Rien ne peut remplacer le présentiel !

«Théoriquement, le mode d’enseignement hybride est bien, à condition que tout le monde joue le jeu», nous fait savoir Boukhalfa Chouikrat, enseignant à l’Ecole nationale supérieure de journalisme et des sciences de l’information d’Alger, signalant le manque d’assiduité chez certains étudiants. «Certains sont souvent absents et ne participent pas. L’évaluation reste difficile à faire», a-t-il ajouté, relevant les difficultés signalées par les étudiants qui n’ont pas accès à un ordinateur et au réseau Internet. Le constat est partagé par son collègue, Mourad Zeggane, qui affirme que le maintien de l’enseignement en distanciel est une décision ministérielle. Selon lui, il y a eu beaucoup de dysfonctionnements dans l’application de l’enseignement en ligne, comme c’est d’ailleurs le cas dans certains pays européens. L’évaluation reste le point noir de cette technique d’enseignement, surtout qu’il nous a été demandé de renoncer à certains principes fondamentaux, comme ne pas appliquer de note éliminatoire et ne pas prendre en considération les absences des étudiants.

«On est très loin de la mise en œuvre effective de ce mode d’apprentissage. C’est la triste vérité», a répondu un enseignant à la faculté des sciences de l’information et de la communication à l’université de Béjaïa lorsqu’il lui a été demandé si l’enseignement supérieur était prêt à adopter l’enseignement en ligne d’une manière permanente.
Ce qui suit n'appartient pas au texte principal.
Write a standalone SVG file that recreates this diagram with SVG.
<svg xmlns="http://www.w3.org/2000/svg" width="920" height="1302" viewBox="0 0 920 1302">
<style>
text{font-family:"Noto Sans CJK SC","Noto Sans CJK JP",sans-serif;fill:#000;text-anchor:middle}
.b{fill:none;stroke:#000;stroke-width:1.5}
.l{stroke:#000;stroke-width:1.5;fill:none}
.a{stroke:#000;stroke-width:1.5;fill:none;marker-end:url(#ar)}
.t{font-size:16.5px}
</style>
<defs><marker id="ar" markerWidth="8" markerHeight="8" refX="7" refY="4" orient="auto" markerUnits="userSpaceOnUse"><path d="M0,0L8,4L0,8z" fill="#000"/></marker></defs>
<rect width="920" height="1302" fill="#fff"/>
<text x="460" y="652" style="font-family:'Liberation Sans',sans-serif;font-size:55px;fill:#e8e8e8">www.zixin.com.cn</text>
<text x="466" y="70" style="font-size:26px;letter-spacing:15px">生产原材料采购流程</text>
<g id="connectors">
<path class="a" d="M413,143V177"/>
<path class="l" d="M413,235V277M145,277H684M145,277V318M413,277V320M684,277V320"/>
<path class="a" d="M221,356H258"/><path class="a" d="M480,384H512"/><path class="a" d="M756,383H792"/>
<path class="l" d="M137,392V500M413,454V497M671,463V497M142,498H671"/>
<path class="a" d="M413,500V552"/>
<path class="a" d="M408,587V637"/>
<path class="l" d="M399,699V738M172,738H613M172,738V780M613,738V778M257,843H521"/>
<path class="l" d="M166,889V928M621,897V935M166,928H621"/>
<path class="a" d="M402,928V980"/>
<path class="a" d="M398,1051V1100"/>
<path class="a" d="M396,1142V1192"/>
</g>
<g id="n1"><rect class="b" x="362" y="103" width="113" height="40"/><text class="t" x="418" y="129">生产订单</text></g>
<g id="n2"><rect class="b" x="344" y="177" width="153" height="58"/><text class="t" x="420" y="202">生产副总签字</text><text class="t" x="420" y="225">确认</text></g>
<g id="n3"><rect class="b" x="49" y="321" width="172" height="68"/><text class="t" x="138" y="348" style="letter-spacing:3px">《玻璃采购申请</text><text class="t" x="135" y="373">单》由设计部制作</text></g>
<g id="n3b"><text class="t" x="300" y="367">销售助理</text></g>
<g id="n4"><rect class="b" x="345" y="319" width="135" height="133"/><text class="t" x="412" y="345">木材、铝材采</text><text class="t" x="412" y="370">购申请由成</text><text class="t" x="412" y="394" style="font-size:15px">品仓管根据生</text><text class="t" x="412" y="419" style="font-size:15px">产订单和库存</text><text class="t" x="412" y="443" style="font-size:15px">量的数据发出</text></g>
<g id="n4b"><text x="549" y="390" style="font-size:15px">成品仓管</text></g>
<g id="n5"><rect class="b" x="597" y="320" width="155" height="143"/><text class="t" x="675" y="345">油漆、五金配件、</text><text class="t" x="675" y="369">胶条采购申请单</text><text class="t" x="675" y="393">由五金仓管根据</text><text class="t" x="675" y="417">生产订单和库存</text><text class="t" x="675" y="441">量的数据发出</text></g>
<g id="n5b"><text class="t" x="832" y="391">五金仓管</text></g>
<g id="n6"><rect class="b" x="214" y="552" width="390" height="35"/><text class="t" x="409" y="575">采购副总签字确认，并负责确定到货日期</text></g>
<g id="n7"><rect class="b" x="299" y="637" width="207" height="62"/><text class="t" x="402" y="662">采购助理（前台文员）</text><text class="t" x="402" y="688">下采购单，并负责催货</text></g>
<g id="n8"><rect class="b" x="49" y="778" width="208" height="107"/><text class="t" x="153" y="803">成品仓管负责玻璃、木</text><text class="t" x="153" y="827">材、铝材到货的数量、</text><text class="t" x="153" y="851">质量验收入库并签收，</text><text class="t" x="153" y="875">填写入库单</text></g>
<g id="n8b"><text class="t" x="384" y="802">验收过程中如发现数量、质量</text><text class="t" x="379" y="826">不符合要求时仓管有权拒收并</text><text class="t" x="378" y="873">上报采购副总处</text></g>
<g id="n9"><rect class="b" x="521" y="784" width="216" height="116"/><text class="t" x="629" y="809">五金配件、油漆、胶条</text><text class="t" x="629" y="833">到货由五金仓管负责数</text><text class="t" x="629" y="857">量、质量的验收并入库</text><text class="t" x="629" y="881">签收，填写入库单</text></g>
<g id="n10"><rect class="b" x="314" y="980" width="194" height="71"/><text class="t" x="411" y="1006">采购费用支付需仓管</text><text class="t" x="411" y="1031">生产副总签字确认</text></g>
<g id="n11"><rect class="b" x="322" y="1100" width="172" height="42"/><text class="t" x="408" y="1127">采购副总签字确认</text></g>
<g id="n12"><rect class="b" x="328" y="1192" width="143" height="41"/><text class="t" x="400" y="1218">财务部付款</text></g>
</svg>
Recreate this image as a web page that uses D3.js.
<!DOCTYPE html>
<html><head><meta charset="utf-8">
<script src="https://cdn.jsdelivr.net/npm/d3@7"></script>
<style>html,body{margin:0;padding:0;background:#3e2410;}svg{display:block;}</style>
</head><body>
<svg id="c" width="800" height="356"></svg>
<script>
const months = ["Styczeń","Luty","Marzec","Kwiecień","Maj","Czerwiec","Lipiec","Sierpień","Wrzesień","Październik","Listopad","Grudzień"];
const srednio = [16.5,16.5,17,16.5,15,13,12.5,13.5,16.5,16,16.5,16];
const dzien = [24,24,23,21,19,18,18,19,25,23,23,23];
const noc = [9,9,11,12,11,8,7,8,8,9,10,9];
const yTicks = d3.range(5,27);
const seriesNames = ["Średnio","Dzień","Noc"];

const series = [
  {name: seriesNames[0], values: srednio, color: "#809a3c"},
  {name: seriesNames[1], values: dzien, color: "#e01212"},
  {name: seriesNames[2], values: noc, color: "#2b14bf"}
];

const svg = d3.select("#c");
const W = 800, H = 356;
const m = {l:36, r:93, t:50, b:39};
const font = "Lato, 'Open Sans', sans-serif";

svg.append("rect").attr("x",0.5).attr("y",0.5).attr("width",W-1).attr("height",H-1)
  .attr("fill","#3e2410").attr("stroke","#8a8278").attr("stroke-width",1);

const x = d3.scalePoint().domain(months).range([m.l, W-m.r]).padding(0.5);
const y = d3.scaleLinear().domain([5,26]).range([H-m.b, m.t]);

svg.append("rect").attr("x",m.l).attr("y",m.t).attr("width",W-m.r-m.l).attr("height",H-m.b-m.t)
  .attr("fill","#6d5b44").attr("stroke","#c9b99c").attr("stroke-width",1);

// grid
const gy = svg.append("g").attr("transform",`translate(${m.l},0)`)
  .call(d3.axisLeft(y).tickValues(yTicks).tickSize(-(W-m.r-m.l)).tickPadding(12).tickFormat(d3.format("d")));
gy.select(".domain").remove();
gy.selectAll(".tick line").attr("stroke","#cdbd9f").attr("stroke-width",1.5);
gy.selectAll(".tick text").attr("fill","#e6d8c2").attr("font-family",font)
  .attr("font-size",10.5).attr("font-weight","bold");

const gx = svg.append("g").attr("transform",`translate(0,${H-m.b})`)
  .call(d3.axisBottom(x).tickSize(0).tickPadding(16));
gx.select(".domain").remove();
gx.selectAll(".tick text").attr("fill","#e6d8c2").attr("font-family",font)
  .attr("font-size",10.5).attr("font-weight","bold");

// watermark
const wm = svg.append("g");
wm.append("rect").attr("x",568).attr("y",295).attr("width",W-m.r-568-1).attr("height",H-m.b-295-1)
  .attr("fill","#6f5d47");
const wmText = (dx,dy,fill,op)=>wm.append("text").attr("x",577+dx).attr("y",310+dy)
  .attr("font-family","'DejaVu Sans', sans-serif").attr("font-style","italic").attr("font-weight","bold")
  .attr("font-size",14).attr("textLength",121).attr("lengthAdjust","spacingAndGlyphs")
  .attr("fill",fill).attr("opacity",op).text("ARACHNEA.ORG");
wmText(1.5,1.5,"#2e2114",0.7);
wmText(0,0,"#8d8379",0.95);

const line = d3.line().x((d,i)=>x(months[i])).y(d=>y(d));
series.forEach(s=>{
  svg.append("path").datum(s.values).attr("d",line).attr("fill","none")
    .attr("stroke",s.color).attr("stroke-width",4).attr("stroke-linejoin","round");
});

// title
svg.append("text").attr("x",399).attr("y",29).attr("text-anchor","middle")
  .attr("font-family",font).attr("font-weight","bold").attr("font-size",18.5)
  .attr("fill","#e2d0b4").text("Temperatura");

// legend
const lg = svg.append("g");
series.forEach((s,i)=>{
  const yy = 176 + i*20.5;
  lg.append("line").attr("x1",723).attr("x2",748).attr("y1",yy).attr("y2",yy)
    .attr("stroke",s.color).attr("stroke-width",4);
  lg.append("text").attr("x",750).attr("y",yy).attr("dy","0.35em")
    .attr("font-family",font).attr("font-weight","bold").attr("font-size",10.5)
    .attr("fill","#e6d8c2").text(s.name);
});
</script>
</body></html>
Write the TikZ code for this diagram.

Selon lui, «c’est une mauvaise expérience». Il affirme que «la crise sanitaire a révélé le fossé qui nous sépare avec ce mode d’enseignement que les officiels ne cessent de louer».

Il estime que ce mode d’enseignement, appelé «hybride», se résume en la mise en ligne des supports PDF, word, Slides… et rarement des vidéos, sans plus. Il indique qu’il n’y a pas réellement eu un enseignement en ligne. «Dans mon environnement immédiat, personne parmi mes collègues n’a eu recours à des conférences en ligne ou des évaluations en ligne au sens propre du terme, avec réglage de chronomètre et réponse en direct…», précise-t-il. L’enseignant affirme cependant que ce n’est pas par manque de volonté. «Soyons raisonnable. Avec les conditions actuelles, nous sommes dans l’impossibilité d’adopter correctement ce mode d’enseignement», souligne l’enseignant, qui estime que celui-ci a, au contraire, empiré les choses. «Rien ne peut remplacer le présentiel, surtout pour ce qui est de l’interactivité», fait-il savoir, relevant les inconvénients de ce système. «A distance, l’étudiant se perd. Pis encore, on encourage l’étudiant à tricher. Pour preuve, on reçoit, lors des évaluations, les mêmes réponses sur plusieurs copies», précise-t-il, affirmant que l’important ce n’est pas «l’avancement des cours», comme cela est souligné dans les discours officiels. L’enseignant est catégorique : «Ce mode d’enseignement « à l’algérienne » généralise le plagiat et ne protège pas les méritants.»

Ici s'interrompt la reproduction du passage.